Unfortunately, bad faith arguments have become a hallmark of opposition to land use reform. In my experience in Austin, the most intransigent opponents seldom engage with the realities of the housing crisis, instead relying on denial, scapegoating, and smears.
A common refrain is that land use reforms are merely “developer handouts” or ploys to build luxury apartments—yet in a supply-constrained market, building any new housing, luxury or not, reduces demand pressure on older, less luxurious housing. Others argue that new housing will strain resources like our drought-depleted aquifers and reservoirs, ignoring that 32% of Austin’s water goes to watering homeowners’ large lawns.
Sometimes the rhetoric veers into absurdity. I’ve heard critics condemn reforms as neoliberal conspiracies or even claim to support more housing, but that they cannot support this reform because it doesn’t overthrow the global capitalist imperialist system. (I wish I was joking.) Occasionally, it’s downright ugly, as when those like Vickie Paladino argue that the problem isn’t housing scarcity—it’s the newcomers, the tech bros, the Californians, the migrants: if we could only keep them out, the problem would go away.
Unfortunately, every city has its Vickie Paladinos.
While there are serious issues to consider when managing complex public policy issues, these are not the legitimate concerns of a constructive person who earnestly wants to solve the problem. Instead, such arguments share a basic rejection of reality and the dignity of real people, offering no real solutions. You can’t negotiate with somebody whose only acceptable position is the total negation of yours.
So, what should we do about them?
In my view, the energies of reform proponents are better spent on building and shoring up a coalition that can win durable majorities, which may involve some concessions to get partners on board with the next best thing. But for the non-negotiables, so long as we insist that land use is a matter of public opinion and neighborly vetocracy, let us give these folks their chance to speak, to be heard—and to be ignored. If they aren’t offering real, workable solutions, they have nothing to offer.
In the lead up to City of Yes’s passage, two separate polls found that between 71% and 81% of New Yorkers across all five boroughs supported the original plan that would have unlocked more than 100,000 homes. If one wonders whether New Yorkers would have supported a more ambitious reform package, it seems there might be an opportunity to find out in next year’s mayoral election.
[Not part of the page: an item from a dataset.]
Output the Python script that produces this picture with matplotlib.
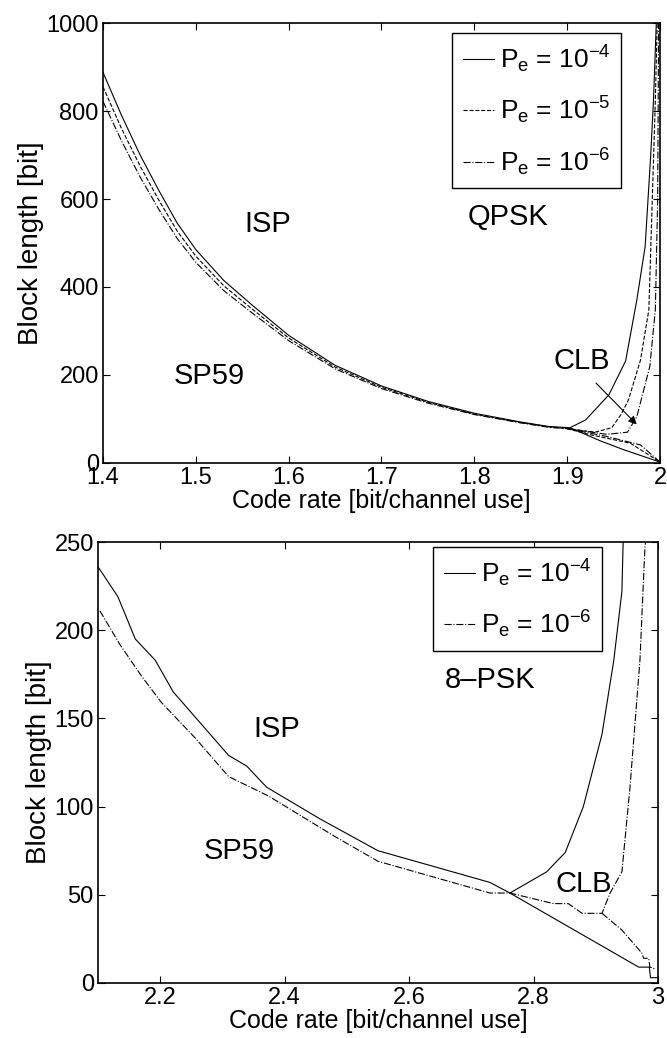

State Senator Zellnor Myrie just announced his candidacy for mayor with a plan to “Rebuild NYC” with one million homes. Rebuild NYC is the first plan put forth that attempts to address New York’s housing shortage at the scale of the problem. His program would allow, for instance, redevelopment of New York public housing projects, a major upzoning of Midtown Manhattan, and residential development in interstitial industrial neighborhoods. It’s a bold agenda—one that would likely not be taken seriously if City of Yes had not been approved.
And therein lies the lesson: City of Yes broke a 60-year political impasse, demonstrating that incremental reform is possible within the context of political realities and constraints; Myrie’s announcement shows that those constraints are not fixed across time. City of Yes has opened a golden door for New York’s mayor—or the next one—to more boldly advance an agenda that speaks to the scale of the problem and the will of the voters, rather than conceding to bad faith actors who only say “no.”
Hopefully, the next mayor will say “yes” to more.
Bad faith actors is exactly right. I’m happy to sit down with people who disagree with me in good faith and on the merits; but when someone has no interest in a fair compromise and is only trying to scuttle everything, it’s much better to just hear them out and say no, politely.